But if the drawbacks of using artificially intelligent war machines are obvious, so are the advantages. Humans generally take about a quarter of a second to react to something we see—think of a batter deciding whether to swing at a baseball pitch. But now machines we’ve created have surpassed us, at least in processing speed. Earlier this year, for example, researchers at Nanyang Technological University, in Singapore, focused a computer network on a data set of 1.2 million images; the computer then tried to identify all the pictured objects in just 90 seconds, or 0.000075 seconds an image.

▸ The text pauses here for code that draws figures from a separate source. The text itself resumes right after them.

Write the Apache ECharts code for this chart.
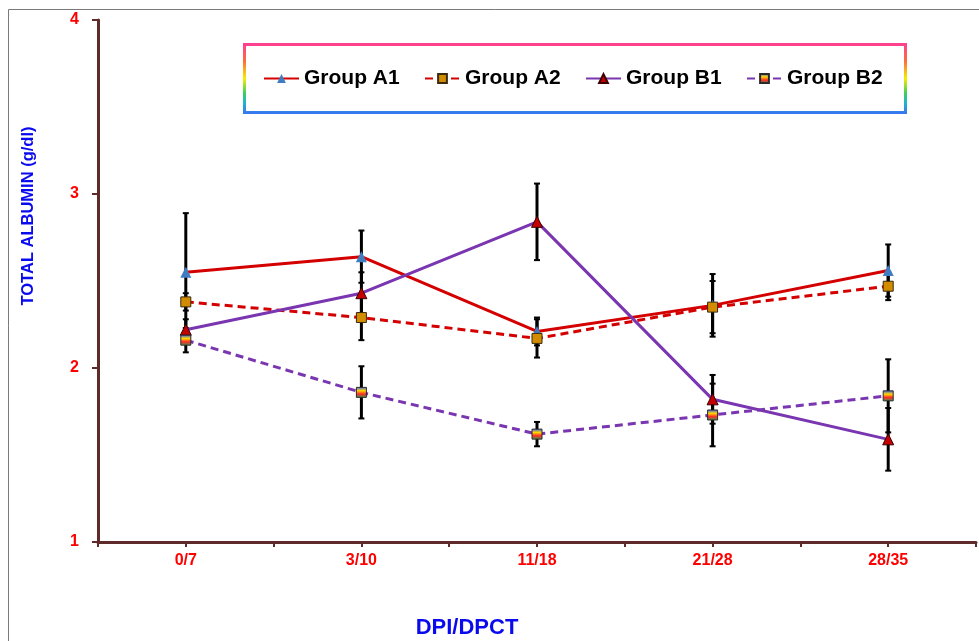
<!DOCTYPE html>
<html>
<head>
<meta charset="utf-8">
<script src="https://cdn.jsdelivr.net/npm/echarts@6/dist/echarts.min.js"></script>
<style>
  html, body { margin: 0; padding: 0; background: #ffffff; }
  #chart { width: 979px; height: 641px; }
</style>
</head>
<body>
<div id="chart"></div>
<script>
// Sampling days (DPI/DPCT) and mean total albumin (g/dl) with error half-widths
var categories = ['0/7', '3/10', '11/18', '21/28', '28/35'];
var yTicks = [1, 2, 3, 4];

var groupA1 = [2.55, 2.64, 2.21, 2.36, 2.56];
var groupA1Err = [0.34, 0.15, 0.08, 0.18, 0.15];
var groupA2 = [2.38, 2.29, 2.17, 2.35, 2.47];
var groupA2Err = [0.05, 0.13, 0.11, 0.15, 0.08];
var groupB1 = [2.22, 2.43, 2.84, 1.82, 1.59];
var groupB1Err = [0.06, 0.12, 0.22, 0.14, 0.18];
var groupB2 = [2.16, 1.86, 1.62, 1.73, 1.84];
var groupB2Err = [0.07, 0.15, 0.07, 0.18, 0.21];

var seriesNames = ['Group A1', 'Group A2', 'Group B1', 'Group B2'];

var RED = '#d40000';
var PURPLE = '#7a35b0';
var AXIS = '#5e2a2a';

function pts(values) {
  return values.map(function (v, i) { return [i, v]; });
}
function errData(values, errs) {
  return values.map(function (v, i) { return [i, v - errs[i], v + errs[i]]; });
}

function errorSeries(values, errs) {
  return {
    type: 'custom',
    z: 1,
    silent: true,
    data: errData(values, errs),
    renderItem: function (params, api) {
      var lo = api.coord([api.value(0), api.value(1)]);
      var hi = api.coord([api.value(0), api.value(2)]);
      var cap = 3;
      var st = { stroke: '#000000', lineWidth: 3 };
      var cs = { stroke: '#000000', lineWidth: 2 };
      return {
        type: 'group',
        children: [
          { type: 'line', shape: { x1: lo[0], y1: lo[1], x2: hi[0], y2: hi[1] }, style: st },
          { type: 'line', shape: { x1: lo[0] - cap, y1: lo[1], x2: lo[0] + cap, y2: lo[1] }, style: cs },
          { type: 'line', shape: { x1: hi[0] - cap, y1: hi[1], x2: hi[0] + cap, y2: hi[1] }, style: cs }
        ]
      };
    }
  };
}

var rainbowFill = new echarts.graphic.LinearGradient(0, 0, 0, 1, [
  { offset: 0, color: '#2f55ff' },
  { offset: 0.35, color: '#ffd800' },
  { offset: 0.65, color: '#ff2a2a' },
  { offset: 1, color: '#2fa84a' }
]);

var legendFont = { fontFamily: 'Liberation Sans, Arial, sans-serif', fontWeight: 'bold', fontSize: 21, color: '#000000' };
var legendLefts = [263, 424, 585, 746];

var legends = seriesNames.map(function (name, i) {
  return {
    data: [name],
    left: legendLefts[i],
    top: 68,
    itemWidth: 35,
    itemHeight: 11,
    itemGap: 0,
    padding: 0,
    selectedMode: false,
    textStyle: legendFont
  };
});

var option = {
  backgroundColor: '#ffffff',
  animation: false,
  grid: { left: 98, right: 0, top: 20, bottom: 99 },
  legend: legends,
  xAxis: {
    type: 'value',
    min: -0.5,
    max: 4.5,
    interval: 0.5,
    axisLine: { show: true, onZero: false, lineStyle: { color: AXIS, width: 3 } },
    axisTick: { show: true, length: 5, lineStyle: { color: AXIS, width: 2 } },
    splitLine: { show: false },
    axisLabel: {
      margin: 11,
      color: '#ff0000',
      fontFamily: 'Liberation Sans, Arial, sans-serif',
      fontWeight: 'bold',
      fontSize: 16,
      showMinLabel: true,
      showMaxLabel: true,
      formatter: function (v) {
        var i = Math.round(v * 2) / 2;
        return Number.isInteger(i) && categories[i] !== undefined ? categories[i] : '';
      }
    }
  },
  yAxis: {
    type: 'value',
    min: yTicks[0],
    max: yTicks[yTicks.length - 1],
    interval: 1,
    axisLine: { show: true, onZero: false, lineStyle: { color: AXIS, width: 3 } },
    axisTick: { show: true, length: 6, lineStyle: { color: AXIS, width: 2 } },
    splitLine: { show: false },
    axisLabel: {
      margin: 19,
      color: '#ff0000',
      fontFamily: 'Liberation Sans, Arial, sans-serif',
      fontWeight: 'bold',
      fontSize: 16
    }
  },
  graphic: [
    {
      type: 'rect',
      silent: true,
      shape: { x: 8.5, y: 9.5, width: 1200, height: 1200 },
      style: { fill: 'none', stroke: '#7a7a7a', lineWidth: 1 }
    },
    {
      type: 'rect',
      silent: true,
      z: -1,
      shape: { x: 244.5, y: 44.5, width: 661, height: 68 },
      style: {
        fill: '#ffffff',
        lineWidth: 3,
        stroke: new echarts.graphic.LinearGradient(0, 0, 0, 1, [
          { offset: 0, color: '#ff3e94' },
          { offset: 0.25, color: '#ff6a3c' },
          { offset: 0.5, color: '#f5ee00' },
          { offset: 0.7, color: '#3fd05a' },
          { offset: 0.85, color: '#1fb2d2' },
          { offset: 1, color: '#3a72f2' }
        ])
      }
    },
    {
      type: 'text',
      silent: true,
      x: 28,
      y: 216,
      rotation: Math.PI / 2,
      style: {
        text: 'TOTAL ALBUMIN (g/dl)',
        fill: '#0a0aee',
        font: 'bold 16.5px "Liberation Sans", Arial, sans-serif',
        textAlign: 'center',
        textVerticalAlign: 'middle'
      }
    },
    {
      type: 'text',
      silent: true,
      x: 467,
      y: 628,
      style: {
        text: 'DPI/DPCT',
        fill: '#0a0aee',
        font: 'bold 22px "Liberation Sans", Arial, sans-serif',
        textAlign: 'center',
        textVerticalAlign: 'middle'
      }
    }
  ],
  series: [
    errorSeries(groupA1, groupA1Err),
    errorSeries(groupA2, groupA2Err),
    errorSeries(groupB1, groupB1Err),
    errorSeries(groupB2, groupB2Err),
    {
      name: seriesNames[0],
      type: 'line',
      z: 3,
      data: pts(groupA1),
      symbol: 'triangle',
      symbolSize: 11,
      lineStyle: { color: RED, width: 3 },
      itemStyle: { color: '#3f7cc0', borderColor: '#3f7cc0', borderWidth: 0 }
    },
    {
      name: seriesNames[1],
      type: 'line',
      z: 3,
      data: pts(groupA2),
      symbol: 'rect',
      symbolSize: 10,
      lineStyle: { color: RED, width: 3, type: [8, 5] },
      itemStyle: { color: '#d28c00', borderColor: '#3a2a10', borderWidth: 1 }
    },
    {
      name: seriesNames[2],
      type: 'line',
      z: 3,
      data: pts(groupB1),
      symbol: 'triangle',
      symbolSize: 11,
      lineStyle: { color: PURPLE, width: 3 },
      itemStyle: { color: '#c40000', borderColor: '#3a0000', borderWidth: 1 }
    },
    {
      name: seriesNames[3],
      type: 'line',
      z: 3,
      data: pts(groupB2),
      symbol: 'rect',
      symbolSize: 10,
      lineStyle: { color: PURPLE, width: 3, type: [8, 5] },
      itemStyle: { color: rainbowFill, borderColor: '#2a2a2a', borderWidth: 1 }
    }
  ]
};

var chart = echarts.init(document.getElementById('chart'), null, { renderer: 'canvas' });
chart.setOption(option);
</script>
</body>
</html>
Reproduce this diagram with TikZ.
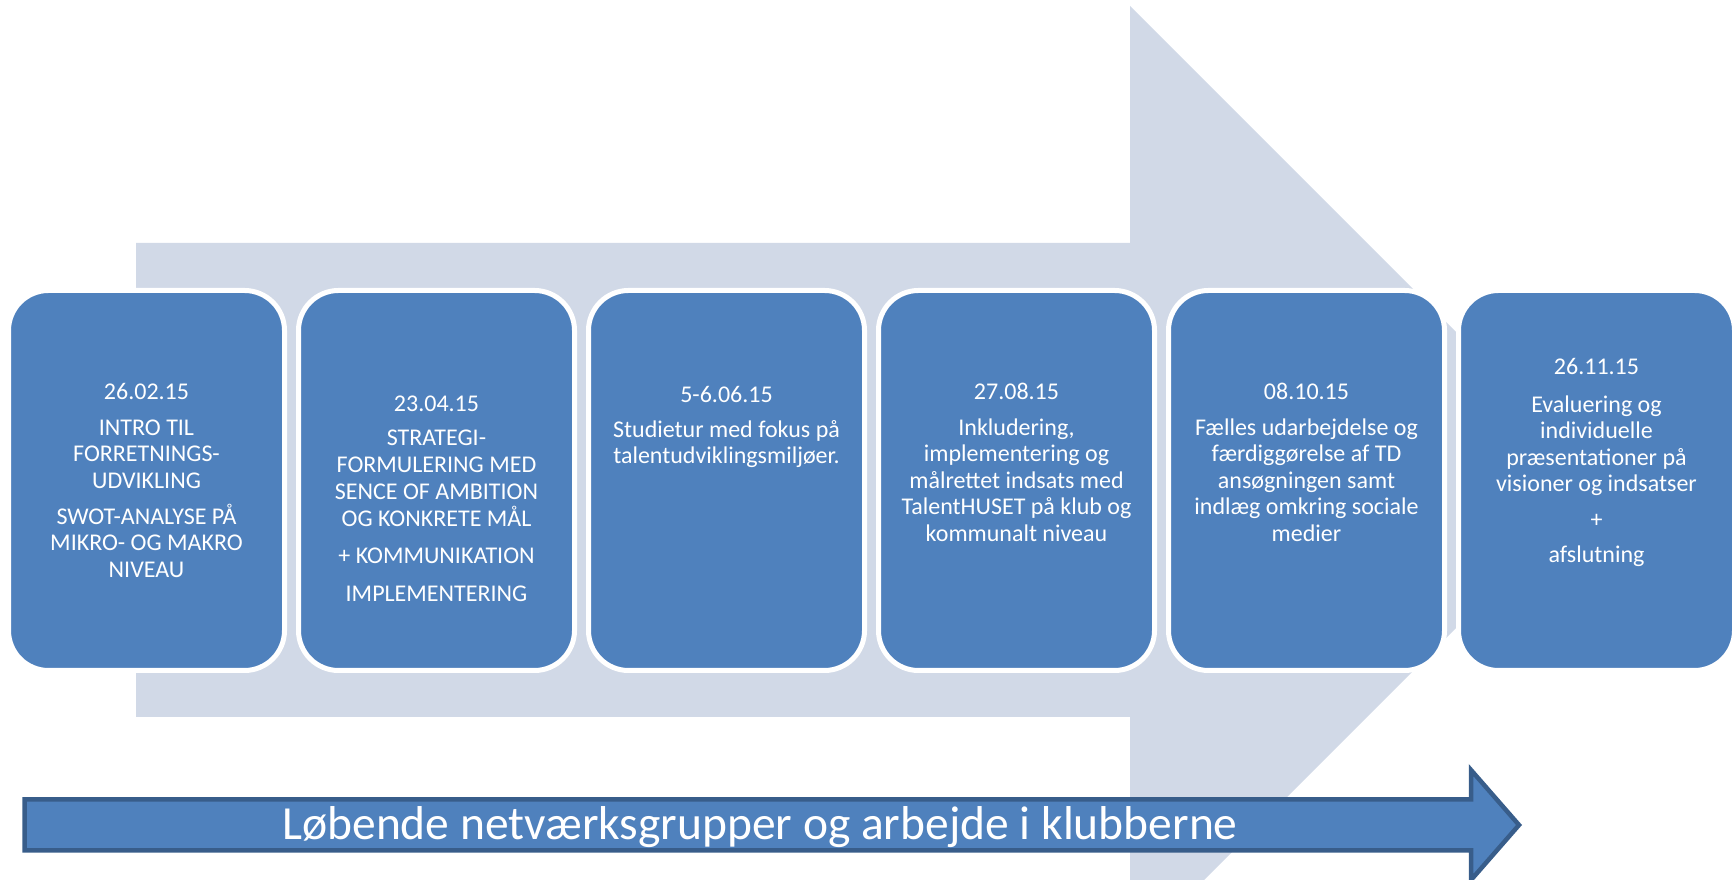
\documentclass[tikz,border=0pt]{standalone}
\usepackage{fontspec}
\setmainfont{Carlito}
\usepackage{xcolor}
\usepackage{tikz}

\definecolor{boxblue}{HTML}{4F81BD}
\definecolor{bgarrow}{HTML}{D1D9E7}
\definecolor{arrowedge}{HTML}{385D8A}

\begin{document}
\begin{tikzpicture}[x=1pt,y=1pt]
\tikzstyle{every node}+=[inner sep=0pt]
\tikzstyle{datebox}=[rectangle, rounded corners=40pt, fill=boxblue, draw=white, line width=5pt, minimum width=276pt, minimum height=380pt]
\tikzstyle{boxtext}=[text=white, align=center, anchor=north, font=\fontsize{24}{26.4}\selectfont]
\useasboundingbox (0,0) rectangle (1735,880);
% big arrow in the back
\begin{scope}
\clip (0,0) rectangle (1735,880);
\fill [bgarrow] (136,637) -- (1130,637) -- (1130,874) -- (1457,547) -- (1457,253) -- (1130,-74) -- (1130,163) -- (136,163) -- cycle;
\end{scope}
% the six meetings
\node [datebox] (b1) at (146.5,399.5) {};
\node [datebox] (b2) at (436.5,399.5) {};
\node [datebox] (b3) at (726.5,399.5) {};
\node [datebox] (b4) at (1016.5,399.5) {};
\node [datebox] (b5) at (1306.5,399.5) {};
\node [datebox] (b6) at (1596.5,399.5) {};
\node [boxtext] (t1) at (146.5,497) {26.02.15\\[9.6pt] INTRO TIL\\ FORRETNINGS-\\ UDVIKLING\\[9.6pt] SWOT-ANALYSE PÅ\\ MIKRO- OG MAKRO\\ NIVEAU};
\node [boxtext] (t2) at (436.5,484) {23.04.15\\[7.6pt] STRATEGI-\\[0.6pt] FORMULERING MED\\[0.6pt] SENCE OF AMBITION\\[0.6pt] OG KONKRETE MÅL\\[10.6pt] + KOMMUNIKATION\\[11.6pt] IMPLEMENTERING};
\node [boxtext] (t3) at (726.5,494) {5-6.06.15\\[8.6pt] Studietur med fokus på\\ talentudviklingsmiljøer.};
\node [boxtext] (t4) at (1016.5,497) {27.08.15\\[9.6pt] Inkludering,\\ implementering og\\ målrettet indsats med\\ TalentHUSET på klub og\\ kommunalt niveau};
\node [boxtext] (t5) at (1306.5,497) {08.10.15\\[9.6pt] Fælles udarbejdelse og\\ færdiggørelse af TD\\ ansøgningen samt\\ indlæg omkring sociale\\ medier};
\node [boxtext] (t6) at (1596.5,522) {26.11.15\\[11.6pt] Evaluering og\\ individuelle\\ præsentationer på\\ visioner og indsatser\\[9.6pt] +\\[8.6pt] afslutning};
% running arrow at the bottom
\draw [arrowedge, line width=4.5pt, fill=boxblue, line join=miter] (24.5,80.5) -- (1471,80.5) -- (1471,110) -- (1519,55) -- (1471,0) -- (1471,29.5) -- (24.5,29.5) -- cycle;
\node [text=white, anchor=base, font=\fontsize{47.5}{52}\selectfont] (band) at (760,40) {Løbende netværksgrupper og arbejde i klubberne};
\end{tikzpicture}
\end{document}
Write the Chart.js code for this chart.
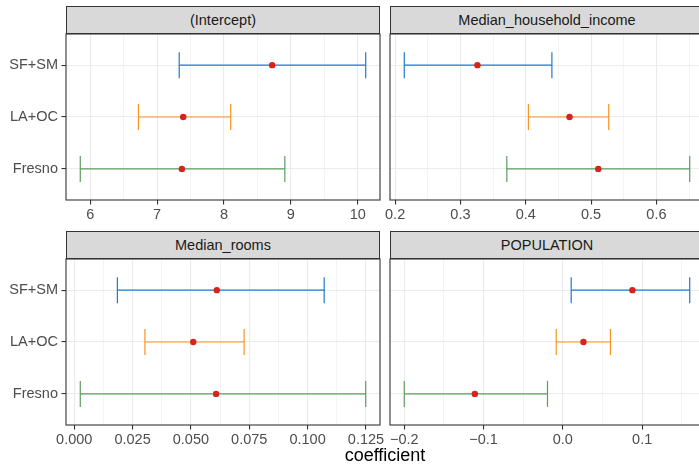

The outcome wasn’t perfect, or even close: At that incredible speed, the system identified objects correctly only 58 percent of the time, a rate that would be catastrophic on a battlefield. Nevertheless, the fact that machines can act, and react, much more quickly than we can is becoming more relevant as the pace of war speeds up. In the next decade, missiles will fly near the Earth at a mile per second, too fast for humans to make crucial defensive decisions on their own. Drones will attack in self-directed swarms, and specialized computers will assault one another at the speed of light. Humans might create the weapons and give them initial instructions, but after that, many military officials predict, they’ll only be in the way.
“The problem is that when you’re dealing [with war] at machine speed, at what point is the human an impediment?” Robert Work, who served as the Pentagon’s No. 2 official in both the Obama and Trump administrations, said in an interview. “There’s no way a human can keep up, so you’ve got to delegate to machines.”